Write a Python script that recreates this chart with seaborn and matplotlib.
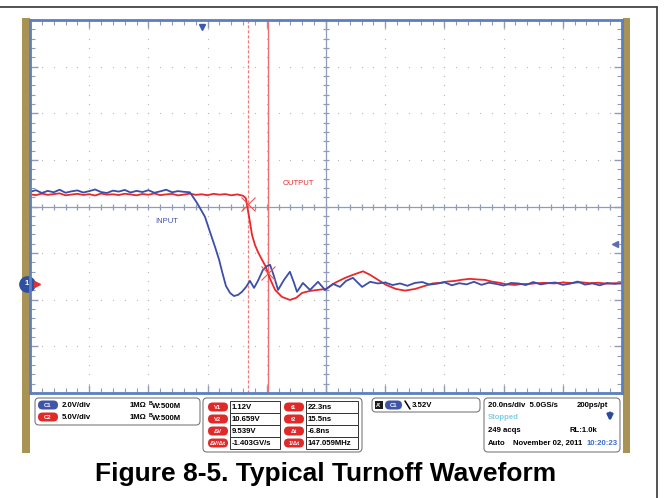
# oscilloscope capture: typical turnoff waveform (input = C1, output = C2)
import numpy as np
import matplotlib
matplotlib.use("Agg")
import matplotlib.pyplot as plt
from matplotlib.patches import FancyBboxPatch, Rectangle
import seaborn as sns

sns.set_style("white")
plt.rcParams['font.family'] = ['Liberation Sans', 'DejaVu Sans']

# ---- waveform data (time in ns from left edge of screen, volts) ----
# C1 input, 2.0 V/div
blue_t = [0, 2, 4, 6, 8, 10, 12, 14, 16, 18, 20, 22, 24, 26, 28, 30, 32, 34, 36, 38,
          40, 42, 44, 46, 48, 50, 52, 54,
          56.4, 59.1, 60.8, 62.5, 63.9, 64.9, 66.2, 67.6, 68.9, 70.3, 71.6, 73.0, 74.3,
          75.7, 77.0, 78.7, 80.1, 81.1, 82.4, 83.8, 85.8, 87.8, 89.2, 90.2, 92.2, 94.6,
          97.3, 99.7, 102.4, 104.7, 106.8, 109.1, 112.2, 114.9, 117.5,
          120, 122.5, 125, 127.5, 130, 132.5, 135, 137.5, 140, 142.5, 145, 147.5, 150,
          152.5, 155, 157.5, 160, 162.5, 165, 167.5, 170, 172.5, 175, 177.5, 180, 182.5,
          185, 187.5, 190, 192.5, 195, 197.5, 200]
blue_v = [3.95, 4.02, 3.90, 3.99, 3.93, 4.04, 3.91, 3.97, 4.01, 3.92, 3.98, 4.05, 3.94,
          3.90, 4.00, 3.96, 4.03, 3.92, 3.99, 3.94, 4.02, 3.91, 3.97, 4.04, 3.93, 3.98,
          3.95, 3.93,
          3.48, 2.88, 2.23, 1.59, 1.03, 0.52, -0.09, -0.39, -0.52, -0.47, -0.34, -0.13, 0.13,
          -0.17, 0.13, 0.60, 0.77, 0.82, 0.34, -0.26, 0.17, 0.52, 0.04, -0.34, 0.04, -0.26,
          0.09, -0.26, 0.0, -0.13, 0.13, 0.26, -0.13, 0.09, 0.02,
          0.06, -0.05, 0.02, -0.08, 0.04, 0.08, -0.03, 0.01, 0.07, -0.06, 0.03, -0.02, 0.09,
          -0.04, 0.05, 0.0, -0.07, 0.04, 0.02, -0.05, 0.08, -0.02, 0.03, 0.06, -0.04, 0.01,
          0.10, -0.03, 0.02, -0.06, 0.04, 0.0, 0.03]

# C2 output, 5.0 V/div
red_t = [0, 2, 4, 6, 8, 10, 12, 14, 16, 18, 20, 22, 24, 26, 28, 30, 32, 34, 36, 38,
         40, 42, 44, 46, 48, 50, 52, 54, 56, 58, 60, 62, 64, 66, 68, 70, 72,
         72.9, 73.6, 74.3, 75.0, 76.0, 77.0, 78.4, 79.7, 80.3, 81.1, 82.8, 85.1, 87.8,
         89.9, 91.9, 94.6, 97.3, 100.0, 103.0, 106.4, 109.1, 112.5, 114.9, 117.6, 120.3,
         123.6, 126.7, 130.1, 133.4, 136, 138.5, 141, 143.6, 146, 148.6, 151, 153.7, 156,
         158.8, 161, 163.9, 166, 168.9, 171, 174, 177, 180, 183, 186, 189, 192, 195, 198, 200]
red_v = [9.60, 9.52, 9.68, 9.55, 9.63, 9.71, 9.50, 9.58, 9.66, 9.54, 9.62, 9.48, 9.69,
         9.57, 9.61, 9.53, 9.67, 9.59, 9.50, 9.64, 9.56, 9.70, 9.52, 9.60, 9.65, 9.49,
         9.58, 9.68, 9.55, 9.61, 9.51, 9.66, 9.57, 9.63, 9.50, 9.60, 9.45,
         9.20, 7.94, 6.65, 5.26, 4.18, 3.43, 2.58, 1.82, 1.20, 0.54, -0.64, -1.39, -1.72,
         -1.50, -0.97, -0.75, -0.64, -0.54, 0.11, 0.64, 0.97, 1.35, 0.97, 0.43, -0.11,
         -0.54, -0.72, -0.54, -0.21, 0.05, 0.11, 0.25, 0.32, 0.45, 0.54, 0.48, 0.43, 0.25,
         0.11, -0.05, -0.11, -0.02, 0.0, 0.08, 0.11, 0.05, 0.15, 0.10, 0.18, 0.08, 0.12,
         0.02, 0.08, 0.05]

ch1_scale, ch2_scale = 2.0, 5.0     # V/div
ground_div = -1.66                  # both grounds sit 1.66 div below centre
cursor_t = [73.5, 80.3]             # t2 (dashed), t1 (solid)
cursor_v = [8.58, 1.12]             # cursor crossings on C2

blue_div = np.array(blue_v) / ch1_scale + ground_div
red_div = np.array(red_v) / ch2_scale + ground_div

W, H = 665, 498
fig = plt.figure(figsize=(W / 100, H / 100), dpi=100)

# background overlay in pixel coordinates
ov = fig.add_axes([0, 0, 1, 1])
ov.set_xlim(0, W)
ov.set_ylim(H, 0)
ov.axis('off')
ov.set_zorder(0)

ov.plot([0, 657], [7, 7], color='#444444', lw=1.3)
ov.plot([657, 657], [7, H], color='#444444', lw=1.3)
gold = '#a89254'
ov.add_patch(Rectangle((22, 18), 7.5, 435, fc=gold, ec='none'))
ov.add_patch(Rectangle((622.5, 18), 7.5, 435, fc=gold, ec='none'))

# ---- scope screen ----
ax = fig.add_axes([30 / W, 1 - 393 / H, 592 / W, 373 / H])
ax.set_zorder(2)
ax.set_xlim(0, 200)
ax.set_ylim(-4, 4)

grid_c = '#b9b9b9'
minor_t = np.arange(0, 200.1, 4)
minor_d = np.arange(-4, 4.01, 0.2)
for gt in range(20, 200, 20):
    if gt != 100:
        ax.scatter(np.full(len(minor_d), gt), minor_d, s=0.8, color=grid_c, lw=0)
for gd in range(-3, 4):
    if gd != 0:
        ax.scatter(minor_t, np.full(len(minor_t), gd), s=0.8, color=grid_c, lw=0)

cross_c = '#8f9bb8'
ax.axvline(100, color=cross_c, lw=0.9)
ax.axhline(0, color=cross_c, lw=0.9)
ax.plot(np.full(len(minor_d), 100), minor_d, ls='none', marker='_', ms=5, mew=0.9, color=cross_c)
ax.plot(minor_t, np.zeros(len(minor_t)), ls='none', marker='|', ms=5, mew=0.9, color=cross_c)

ax.set_xticks(np.arange(0, 201, 20))
ax.set_xticks(minor_t, minor=True)
ax.set_yticks(np.arange(-4, 5, 1))
ax.set_yticks(minor_d, minor=True)
ax.tick_params(which='both', direction='in', top=True, right=True, left=True, bottom=True,
               labelbottom=False, labelleft=False, color=cross_c)
ax.tick_params(which='major', length=6, width=1)
ax.tick_params(which='minor', length=3.5, width=0.8)
for sp in ax.spines.values():
    sp.set_color('#5b7fc0')
    sp.set_linewidth(2)

# cursors
ax.axvline(cursor_t[0], color='#f07a7a', lw=0.9, ls=(0, (2.5, 1.5)))
ax.axvline(cursor_t[1], color='#f07070', lw=1.0)

red_c = '#e8282c'
blue_c = '#3b4ea8'
sns.lineplot(x=red_t, y=red_div, ax=ax, color=red_c, lw=1.3, sort=False, estimator=None)
sns.lineplot(x=blue_t, y=blue_div, ax=ax, color=blue_c, lw=1.3, sort=False, estimator=None)

ax.plot(cursor_t, np.array(cursor_v) / ch2_scale + ground_div, ls='none', marker='x',
        ms=10, mew=0.8, color='#f05050')

ax.text(85.5, 0.50, 'OUTPUT', color=red_c, fontsize=5.5, va='center')
ax.text(42.2, -0.33, 'INPUT', color=blue_c, fontsize=5.5, va='center')

# markers at the screen edges
ax.plot(58, 3.86, marker='v', ms=5, color='#3a5ab0', clip_on=False)
ax.plot(-1.0, ground_div, marker='o', ms=11, color='#2f4fa0', clip_on=False)
ax.text(-1.0, ground_div, '1', color='white', fontsize=5.5, ha='center', va='center',
        fontweight='bold')
ax.plot(2.4, ground_div, marker='>', ms=4, color='#e03030', clip_on=False)
ax.plot(197.5, -0.80, marker='<', ms=4, color='#5a6fb0', clip_on=False)

# ---- readout panels ----
def rbox(x, y, w, h, ec='#7a7a7a', fc='white', r=4, lw=0.8):
    ov.add_patch(FancyBboxPatch((x, y), w, h, boxstyle=f'round,pad=0,rounding_size={r}',
                                fc=fc, ec=ec, lw=lw))

def pill(x, y, w, label, fc):
    rbox(x, y - 4.5, w, 9, ec='none', fc=fc, r=4.5)
    ov.text(x + w / 2, y, label, color='white', fontsize=4.2, ha='center', va='center',
            fontweight='bold')

def txt(x, y, s, color='black', size=5.6, ha='left'):
    ov.text(x, y, s, color=color, fontsize=size, ha=ha, va='center', fontweight='bold')

pill_blue = '#3e55a8'
pill_red = '#e02a2a'

# channel box
rbox(35, 398, 165, 27)
pill(38, 405, 20, 'C1', pill_blue)
txt(62, 405, '2.0V/div')
txt(130, 405, '1MΩ')
txt(149, 403, 'B', size=3.8)
txt(152, 406, 'W:500M')
pill(38, 417, 20, 'C2', pill_red)
txt(62, 417, '5.0V/div')
txt(130, 417, '1MΩ')
txt(149, 415, 'B', size=3.8)
txt(152, 418, 'W:500M')

# cursor box
rbox(203, 398, 159, 54)
v_labels = ['V1', 'V2', 'ΔV', 'ΔV/Δt']
v_values = ['1.12V', '10.659V', '9.539V', '-1.403GV/s']
t_labels = ['t1', 't2', 'Δt', '1/Δt']
t_values = ['22.3ns', '15.5ns', '-6.8ns', '147.059MHz']
for i in range(4):
    yc = 407 + 12 * i
    ov.add_patch(Rectangle((230, yc - 6), 50, 12, fc='white', ec='#333333', lw=0.7))
    ov.add_patch(Rectangle((306, yc - 6), 52, 12, fc='white', ec='#333333', lw=0.7))
    pill(208, yc, 20, v_labels[i], pill_red)
    pill(284, yc, 20, t_labels[i], pill_red)
    txt(232, yc, v_values[i])
    txt(308, yc, t_values[i])

# trigger box
rbox(372, 398, 108, 14)
ov.add_patch(Rectangle((375, 401), 8, 8, fc='#1a1a1a', ec='none'))
ov.text(379, 405, "A'", color='white', fontsize=4, ha='center', va='center', fontweight='bold')
pill(385, 405, 17, 'C1', pill_blue)
ov.plot([405, 410], [401, 409], color='black', lw=1.1)
txt(412, 405, '3.52V')

# horizontal / acquisition box
rbox(484, 398, 136, 54)
txt(488, 405, '20.0ns/div  5.0GS/s')
txt(577, 405, '200ps/pt')
txt(488, 417, 'Stopped', color='#7fcfe6')
ov.annotate('', xy=(610, 424), xytext=(610, 410),
            arrowprops=dict(arrowstyle='-|>', color='#2a4aa0', lw=2.0, mutation_scale=8))
txt(488, 430, '249 acqs')
txt(570, 430, 'RL:1.0k')
txt(488, 443, 'Auto')
txt(513, 443, 'November 02, 2011')
txt(587, 443, '10:20:23', color='#3a6ccc')

ov.text(326, 474, 'Figure 8-5. Typical Turnoff Waveform', fontsize=19, fontweight='bold',
        ha='center', va='center', color='black')

fig.savefig('out.png', dpi=100)
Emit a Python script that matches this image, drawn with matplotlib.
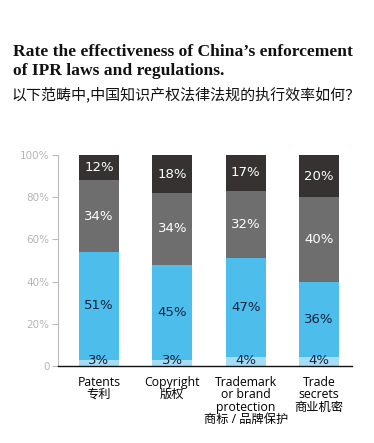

WHAT TO DO: Please transcribe, word for word, every line from the first line of the records above through the line containing "plt.rcParams['font.family'] = ['Liberation", and leave out any pictures.

FINAL RESULT:
Write a Python script that recreates this chart with seaborn and matplotlib.
# oscilloscope capture: typical turnoff waveform (input = C1, output = C2)
import numpy as np
import matplotlib
matplotlib.use("Agg")
import matplotlib.pyplot as plt
from matplotlib.patches import FancyBboxPatch, Rectangle
import seaborn as sns

sns.set_style("white")
plt.rcParams['font.family'] = ['Liberation Sans', 'DejaVu Sans']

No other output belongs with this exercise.